TV journalists forced to learn new skills
More and more voices talk about the urgency to re-engineer local TV news. Right now in a new fractured digital world, stories are too expensive to produce with the old model. Newsroom must produce and aggregate multiple forms of content –even non-news content- on multiple platforms with a streamlined cost structure.
Employees must learn new skills and become more adept at juggling multiple specialties. Writers, for example, should know how to write TV stories, web stories and blog posts. They should also know how to edit videos and photos.
Fox launches new publishing platform
Lin TV is pulling its 29 stations off World Now and switching to Fox Interactive Media’s publishing system called the Digital Publishing Platform and described “as a true plug-and-play solution”, that provides “a la carte menu of features, from which you include what you see fit.”
Fox Interactive Media says that “this helps keep cost down –you pay for what you want- and it also ensures that each Web site is unique.”
The platform allows to custom develop desired items, and includes, video, blogs, social networking, geocoding and the ability to plug in external RSS feeds.

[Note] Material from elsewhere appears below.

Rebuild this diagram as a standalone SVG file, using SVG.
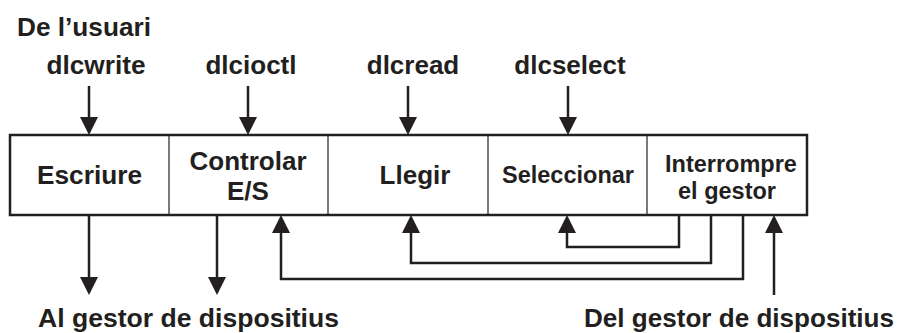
<svg xmlns="http://www.w3.org/2000/svg" width="897" height="333" viewBox="0 0 897 333">
  <style>
    text { font-family: "Liberation Sans", Arial, sans-serif; font-weight: bold; fill: #231f20; }
    .lbl { font-size: 26px; }
    .big { font-size: 26px; text-anchor: middle; }
    .small { font-size: 23.5px; text-anchor: middle; }
    .frame { fill: #fff; stroke: #231f20; stroke-width: 2.5; }
    .div { stroke: #231f20; stroke-width: 1.2; }
    .wire { fill: none; stroke: #231f20; stroke-width: 2.5; marker-end: url(#ah); }
  </style>
  <defs>
    <marker id="ah" markerWidth="18" markerHeight="19" refX="15" refY="9" orient="auto" markerUnits="userSpaceOnUse">
      <path d="M0,0 L18,9 L0,18 z" fill="#231f20"/>
    </marker>
  </defs>
  <rect width="897" height="333" fill="#fff"/>

  <!-- top labels -->
  <g id="labels-top">
    <text class="lbl" x="17" y="36" textLength="134" lengthAdjust="spacingAndGlyphs">De l’usuari</text>
    <text class="big" x="96" y="74" textLength="99" lengthAdjust="spacingAndGlyphs">dlcwrite</text>
    <text class="big" x="251" y="74">dlcioctl</text>
    <text class="big" x="413" y="74">dlcread</text>
    <text class="big" x="570" y="74">dlcselect</text>
  </g>

  <!-- module strip -->
  <g id="strip">
    <rect class="frame" x="10" y="135" width="797" height="80"/>
    <line class="div" x1="169" y1="135" x2="169" y2="215"/>
    <line class="div" x1="328" y1="135" x2="328" y2="215"/>
    <line class="div" x1="488" y1="135" x2="488" y2="215"/>
    <line class="div" x1="647" y1="135" x2="647" y2="215"/>
  </g>
  <g id="escriure"><text class="big" x="89.5" y="184" textLength="105" lengthAdjust="spacingAndGlyphs">Escriure</text></g>
  <g id="controlar">
    <text class="big" x="248" y="170">Controlar</text>
    <text class="big" x="248" y="200">E/S</text>
  </g>
  <g id="llegir"><text class="big" x="415" y="184">Llegir</text></g>
  <g id="seleccionar"><text class="small" x="568" y="183">Seleccionar</text></g>
  <g id="interrompre">
    <text class="small" x="731" y="172">Interrompre</text>
    <text class="small" x="727" y="199">el gestor</text>
  </g>

  <!-- connectors -->
  <g id="connectors">
    <path class="wire" d="M89,86 V132"/>
    <path class="wire" d="M248,86 V132"/>
    <path class="wire" d="M408,86 V132"/>
    <path class="wire" d="M568,86 V132"/>
    <path class="wire" d="M89,215 V292"/>
    <path class="wire" d="M217,215 V292"/>
    <path class="wire" d="M679,215 V247 H567 V218"/>
    <path class="wire" d="M711,215 V263 H411 V218"/>
    <path class="wire" d="M743,215 V279 H281 V218"/>
    <path class="wire" d="M774,295 V218"/>
  </g>

  <!-- bottom labels -->
  <g id="labels-bottom">
    <text class="lbl" x="38" y="327" textLength="301" lengthAdjust="spacingAndGlyphs">Al gestor de dispositius</text>
    <text class="lbl" x="584" y="327" textLength="310" lengthAdjust="spacingAndGlyphs">Del gestor de dispositius</text>
  </g>
</svg>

WPRI is the first non-Fox Lin to switch to the new platform and design, and WISHtv.com is the second.
It’s clear that Fox Interactive Media has moved into the platform business to take on the likes of WorldNow, IB, Clickability, Zope4Media, DTI, Inergize and BIM.
What is sure that TV stations want a lot more options than anyone has been offering. They don’t want all their sites to look exactly the same, and they want the ability to customize what they offer their visitors. Something that you can adjust on the fly, and can add or subtract widgets and indexes without a major site redesign.